A: I can elaborate on this question with respects to crystalline solids. Usually atoms in solids posses many possible vibrational modes. Information of all of them are collected in the phonon spectrum (see Fig. below).

Those vibrations are not oscillations of individual atoms, but their collective correlated motion. Atoms can vibrate in traverse or longitudinal directions relative to the direction of the wave propagation. These vibrations correspond to optical and acoustic phonons respectively. However, the sound waves are longitudinal waves only. Therefore, from many possible collective oscillations of atoms, only some of them are responsible for the propagation of sound. 
A: No. For linear acoustics, the speed of sound, $c$, is given by $$c^{2} = \left(\frac{\partial \rho}{\partial p}\right)_{\!s} \, ,$$ and therefore is related to the thermodynamic equation of state. (The subscript $s$ indicates constant entropy.) This is the speed at which the wave propagates through the medium. A typical value for water, for example, is $c \approx 1500 \; \mathrm{ m/s}$.

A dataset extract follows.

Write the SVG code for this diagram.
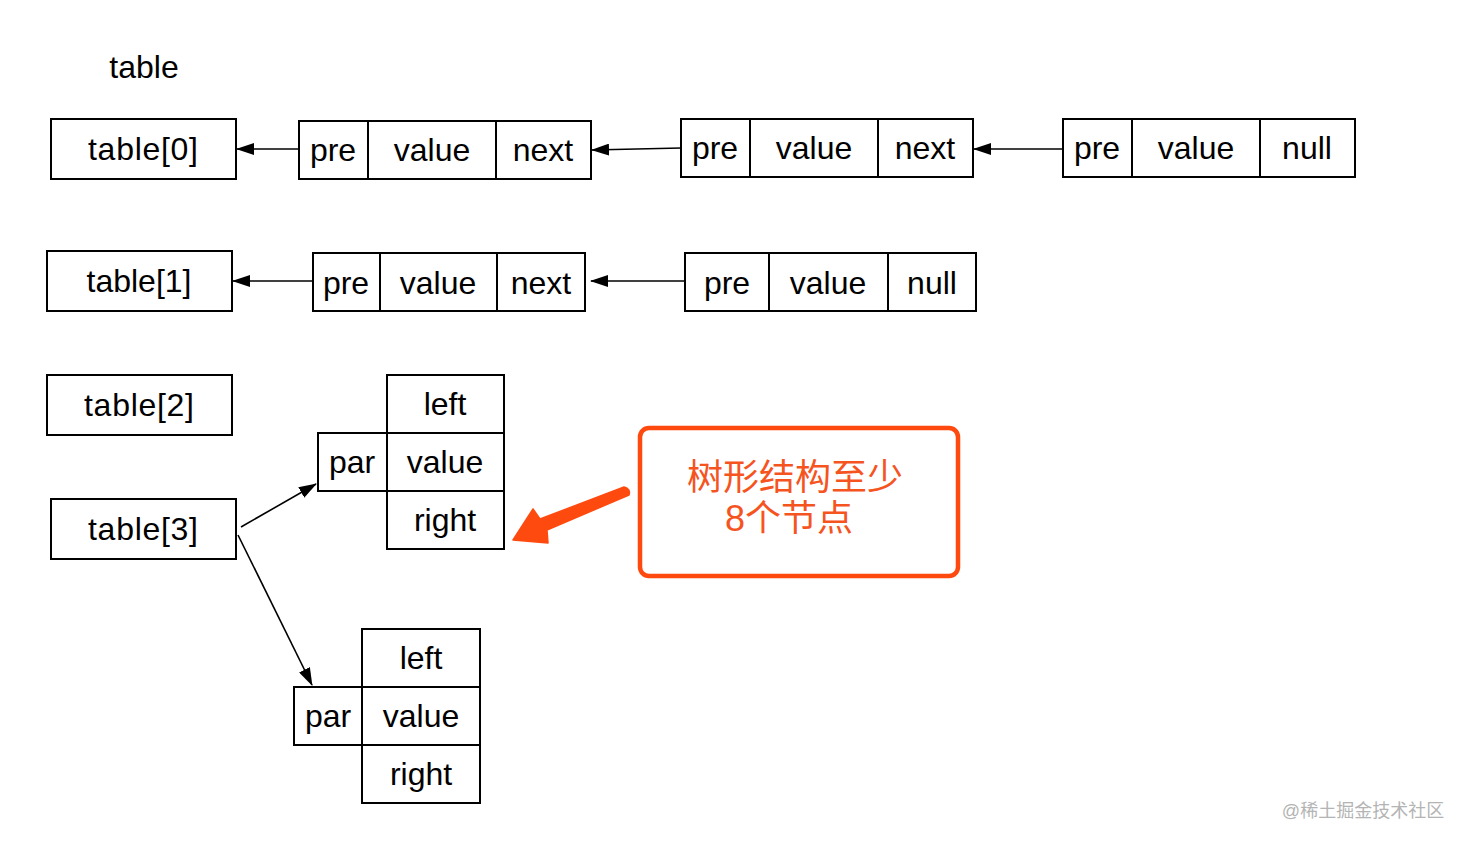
<svg xmlns="http://www.w3.org/2000/svg" width="1466" height="844" viewBox="0 0 1466 844">
<style>
.b{fill:#fff;stroke:#000;stroke-width:2}
.t{font-family:"Liberation Sans",Arial,sans-serif;font-size:32px;fill:#000;text-anchor:middle}
.c{stroke:#000;stroke-width:1.6;fill:none;marker-end:url(#ah)}
.cn{font-family:"Liberation Sans","Noto Sans CJK SC",sans-serif;font-size:36px;fill:#F5541F;text-anchor:middle}
</style>
<defs>
<marker id="ah" viewBox="0 0 18 12" refX="17" refY="6" markerWidth="18" markerHeight="12" markerUnits="userSpaceOnUse" orient="auto">
<path d="M0,0 L18,6 L0,12 z" fill="#000"/>
</marker>
</defs>
<rect width="1466" height="844" fill="#fff"/>
<text class="t" x="144" y="78">table</text>

<g id="table0"><rect class="b" x="51" y="119" width="185" height="60"/><text class="t" x="143" y="160" textLength="110">table[0]</text></g>
<g id="r0n1">
<rect class="b" x="299" y="121" width="69" height="58"/><text class="t" x="333" y="161">pre</text>
<rect class="b" x="368" y="121" width="128" height="58"/><text class="t" x="432" y="161">value</text>
<rect class="b" x="496" y="121" width="95" height="58"/><text class="t" x="543" y="161">next</text>
</g>
<g id="r0n2">
<rect class="b" x="681" y="119" width="69" height="58"/><text class="t" x="715" y="159">pre</text>
<rect class="b" x="750" y="119" width="128" height="58"/><text class="t" x="814" y="159">value</text>
<rect class="b" x="878" y="119" width="95" height="58"/><text class="t" x="925" y="159">next</text>
</g>
<g id="r0n3">
<rect class="b" x="1063" y="119" width="69" height="58"/><text class="t" x="1097" y="159">pre</text>
<rect class="b" x="1132" y="119" width="128" height="58"/><text class="t" x="1196" y="159">value</text>
<rect class="b" x="1260" y="119" width="95" height="58"/><text class="t" x="1307" y="159">null</text>
</g>

<g id="table1"><rect class="b" x="47" y="251" width="185" height="60"/><text class="t" x="139" y="292" textLength="105">table[1]</text></g>
<g id="r1n1">
<rect class="b" x="313" y="253" width="67" height="58"/><text class="t" x="346" y="294">pre</text>
<rect class="b" x="380" y="253" width="117" height="58"/><text class="t" x="438" y="294">value</text>
<rect class="b" x="497" y="253" width="88" height="58"/><text class="t" x="541" y="294">next</text>
</g>
<g id="r1n2">
<rect class="b" x="685" y="253" width="84" height="58"/><text class="t" x="727" y="294">pre</text>
<rect class="b" x="769" y="253" width="119" height="58"/><text class="t" x="828" y="294">value</text>
<rect class="b" x="888" y="253" width="88" height="58"/><text class="t" x="932" y="294">null</text>
</g>

<g id="table2"><rect class="b" x="47" y="375" width="185" height="60"/><text class="t" x="139" y="416" textLength="110">table[2]</text></g>
<g id="table3"><rect class="b" x="51" y="499" width="185" height="60"/><text class="t" x="143" y="540" textLength="110">table[3]</text></g>

<g id="tree1">
<rect class="b" x="387" y="375" width="117" height="58"/><text class="t" x="445" y="415">left</text>
<rect class="b" x="318" y="433" width="69" height="58"/><text class="t" x="352" y="473">par</text>
<rect class="b" x="387" y="433" width="117" height="58"/><text class="t" x="445" y="473">value</text>
<rect class="b" x="387" y="491" width="117" height="58"/><text class="t" x="445" y="531">right</text>
</g>
<g id="tree2">
<rect class="b" x="362" y="629" width="118" height="58"/><text class="t" x="421" y="669">left</text>
<rect class="b" x="294" y="687" width="68" height="58"/><text class="t" x="328" y="727">par</text>
<rect class="b" x="362" y="687" width="118" height="58"/><text class="t" x="421" y="727">value</text>
<rect class="b" x="362" y="745" width="118" height="58"/><text class="t" x="421" y="785">right</text>
</g>

<g id="connectors">
<line class="c" x1="299" y1="149" x2="237" y2="149"/>
<line class="c" x1="681" y1="148" x2="592" y2="150"/>
<line class="c" x1="1063" y1="149" x2="974" y2="149"/>
<line class="c" x1="313" y1="281" x2="233" y2="281"/>
<line class="c" x1="685" y1="281" x2="591" y2="281"/>
<line class="c" x1="241" y1="527" x2="316" y2="484"/>
<line class="c" x1="238" y1="535" x2="312" y2="685"/>
</g>

<g id="callout">
<rect x="640" y="428" width="318" height="148" rx="9" fill="#fff" stroke="#FF4A0F" stroke-width="4.5"/>
<text class="cn"><tspan x="795" y="490">树形结构至少</tspan><tspan x="789" y="531">8个节点</tspan></text>
<path d="M513,540 L533,509 L540,519 L624,487 Q631,489 629,495 L547,530 L548,543 Z" fill="#FF4A0F" stroke="#FF4A0F" stroke-width="1.5" stroke-linejoin="round"/>
</g>

<text x="1363" y="817" font-family="'Liberation Sans','Noto Sans CJK SC',sans-serif" font-size="18" fill="#b4b4b4" text-anchor="middle">@稀土掘金技术社区</text>
</svg>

The amplitude of the velocity oscillation of the molecules is known as the particle velocity, $v$. For a plane wave, the particle velocity is proportional to the acoustic pressure $p$ as $$v = \frac{p}{\rho c}.$$ The denominator, $\rho c$, is called the characteristic impedance. Again for water, $\rho \approx 1000 \; \mathrm{ kg/m^{3} }$, so $\rho c \approx 1.5 \times 10^{6} \; \mathrm{ kg / (m^{2} \, s )}$. A modest acoustic pressure of 1 Pa would then have an associated particle velocity of $v \approx 6.7 \times 10^{-7} \; \mathrm{ m/s }$— Quite different from the sound speed!
You can refer to Chapter 1 of Acoustics by Allan Pierce for derivations and details.